Posted: Wednesday, May 12th, 2021

By Visit Ventura

Ventura Celebrates Asian American and Pacific Islander Heritage Month — and Remembers Something Important

Photo by Michelle Evans

By Visit Ventura

May is Asian Pacific American Heritage Month, paying tribute and honor to the generations of Asian and Pacific Islanders who have enriched America’s history and, in this moment, are making history. For starters, a heartfelt thank you — and debt of gratitude — to the more than 300,000 living Asian-American, Native Hawaiian, and Pacific Islander American veterans who served this country. Ventura takes pride in its diversity. Our residents represent myriad cultures, and they’re deeply proud of their heritage. Many have been here for generations, building our town into the rich kaleidoscope we know and love. And, regardless of heritage, each of us is a square in a unified patchwork.
China Town
Photo by Museum of Ventura County Research Library and Archives
Why is May Asian Pacific American Heritage Month?

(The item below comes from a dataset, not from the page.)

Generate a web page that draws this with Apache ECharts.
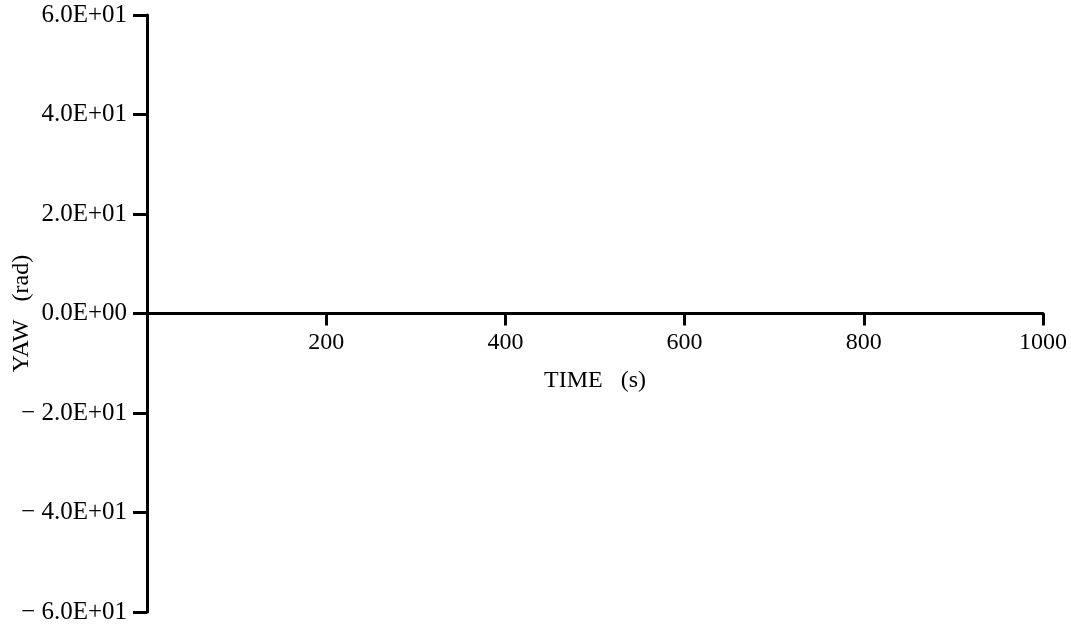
<!DOCTYPE html>
<html>
<head>
<meta charset="utf-8">
<script src="https://cdn.jsdelivr.net/npm/echarts@6/dist/echarts.min.js"></script>
<style>html,body{margin:0;padding:0;background:#fff;}#c{width:1071px;height:630px;}</style>
</head>
<body>
<div id="c"></div>
<script>
// data
var time = [0, 100, 200, 300, 400, 500, 600, 700, 800, 900, 1000];
var yaw = [0, 0, 0, 0, 0, 0, 0, 0, 0, 0, 0];
var yTickValues = [-60, -40, -20, 0, 20, 40, 60];
var yTickLabels = ['\u2212 6.0E+01', '\u2212 4.0E+01', '\u2212 2.0E+01', '0.0E+00', '2.0E+01', '4.0E+01', '6.0E+01'];
var xTickValues = [200, 400, 600, 800, 1000];
var xTickLabels = ['200', '400', '600', '800', '1000'];

var font = 'Liberation Serif';
var W = 1071, H = 630;
var gTop = 15, gBottom = 18;
var gridH = H - gTop - gBottom;
var chart = echarts.init(document.getElementById('c'));
chart.setOption({
  animation: false,
  backgroundColor: '#fff',
  grid: {left: 147, right: 28, top: gTop, bottom: gBottom, outerBoundsMode: 'none', containLabel: false},
  xAxis: {
    type: 'value', min: 0, max: 1000, interval: 200,
    position: 'bottom', offset: -gridH / 2,
    name: 'TIME   (s)', nameLocation: 'middle', nameGap: 55, nameMoveOverlap: false,
    nameTextStyle: {fontFamily: font, fontSize: 24, color: '#000'},
    axisLine: {onZero: false, lineStyle: {color: '#000', width: 3}},
    axisTick: {show: true, length: 12, inside: false, lineStyle: {color: '#000', width: 3}},
    axisLabel: {
      margin: 17, fontFamily: font, fontSize: 24, color: '#000', showMinLabel: false,
      formatter: function (v) { var i = xTickValues.indexOf(v); return i >= 0 ? xTickLabels[i] : ''; }
    },
    splitLine: {show: false}
  },
  yAxis: {
    type: 'value', min: -60, max: 60, interval: 20,
    name: 'YAW   (rad)', nameLocation: 'middle', nameGap: 113, nameRotate: 90, nameMoveOverlap: false,
    nameTextStyle: {fontFamily: font, fontSize: 24, color: '#000'},
    axisLine: {lineStyle: {color: '#000', width: 3}},
    axisTick: {show: true, length: 14, lineStyle: {color: '#000', width: 3}},
    axisLabel: {
      margin: 20, fontFamily: font, fontSize: 25, color: '#000',
      formatter: function (v) { var i = yTickValues.indexOf(v); return i >= 0 ? yTickLabels[i] : ''; }
    },
    splitLine: {show: false}
  },
  series: [{
    type: 'line', symbol: 'none',
    data: time.map(function (t, i) { return [t, yaw[i]]; }),
    lineStyle: {color: '#000', width: 3}
  }]
});
</script>
</body>
</html>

For one, to commemorate the immigration of the first Japanese to the United States on May 7, 1843. And to mark the anniversary of the completion of the transcontinental railroad on May 10, 1869 (the majority of the workers who laid the tracks were Chinese immigrants). But facts like these, well they are often lifeless and dry. Unless you put a story to them. That first official immigrant to the United States, his arrival was anything but conventional. A fisherman named Manjiro, age 14, he officially stepped onto United States soil from a whaling vessel on May 7, 1843. His was not an easy voyage; Manjiro had spent the previous five months stranded on a remote island with his crew after a storm swept their fishing vessel off course. When the American whaling ship visited the island to collect sea turtles, its captain, William Whitfield, invited Manjiro aboard. Whitfield later brought Manjiro home to Massachusetts, where Manjiro lived until he returned to Japan in 1852 as an adult. Here in Ventura, the tales are no less riveting — or personal.
China town
Photo by Museum of Ventura County Research Library and Archives
Though records are understandably spotty, it’s believed that Chinese immigrants first began arriving in Ventura in the mid 1860s. Their community grew quickly, a hard-working enclave of laborers, farmers, cooks, laundrymen, gardeners, servants, and fishermen passing life as we all do; conducting business, raising families, and enjoying rare leisure time with perhaps a little gambling. Soon enough Ventura’s China Alley grew into a bustling, and tightly spaced, cluster of wooden shanty buildings lining Figueroa Street below the mission. Note the words “tightly spaced” and “wooden.” And so the Chinese Fire Company was established in the 1870s, and they provided help not just to the Chinese community, but to the rest of the equally flammable wooden-structured town. A small accident (a toppled lantern) could turn quickly to disaster. In December 1890 a fire nearly burned all of China Alley to the ground. Understandably, response time was essential. Couched in the framework of the time, the Chinese Fire Company were indeed rapid responders. When a fire was discovered, a gong was sounded and the firemen leapt into action, pulling a fire hose cart to wherever it was needed. These were real people, men like Soo Hoo How, one of the early Chinese Fire Company chiefs, who ran a hand laundry on Main Street (that business continued on until 1938 in the hands of his son). And “Charley” Hay Yee, who lived near the shed that housed the fire hose cart at the east end of China Alley. Designated keeper of the key, Mr. Yee opened the shed when the gong sounded. Apparently he and the rest of his fellow fighters (somewhere around a dozen) were fast to their feet. In a March 1903 article, the Ventura Free Press acknowledged their quickness (and their need for new equipment)… “The Chinese Fire Company is peculiar to Ventura and a valuable adjunct. By its promptness always, it has saved 1000’s of dollars worth of property and it would not be a bad idea to give it a benefit so it could have a new complete outfit. Its maintenance has never cost the town a cent.” Another article in the same issue reported that the Chinese Fire Company had arrived ahead of city firefighters, perhaps helping save the Ayers Hotel. New chinatown Take a moment to find your way to the China Alley Memorial Mural. Enjoy the beautiful scene created by artists (and husband and wife ) Qi Pang and Guo Song Yun. In the sunny quiet, close your eyes and listen to the past breathe.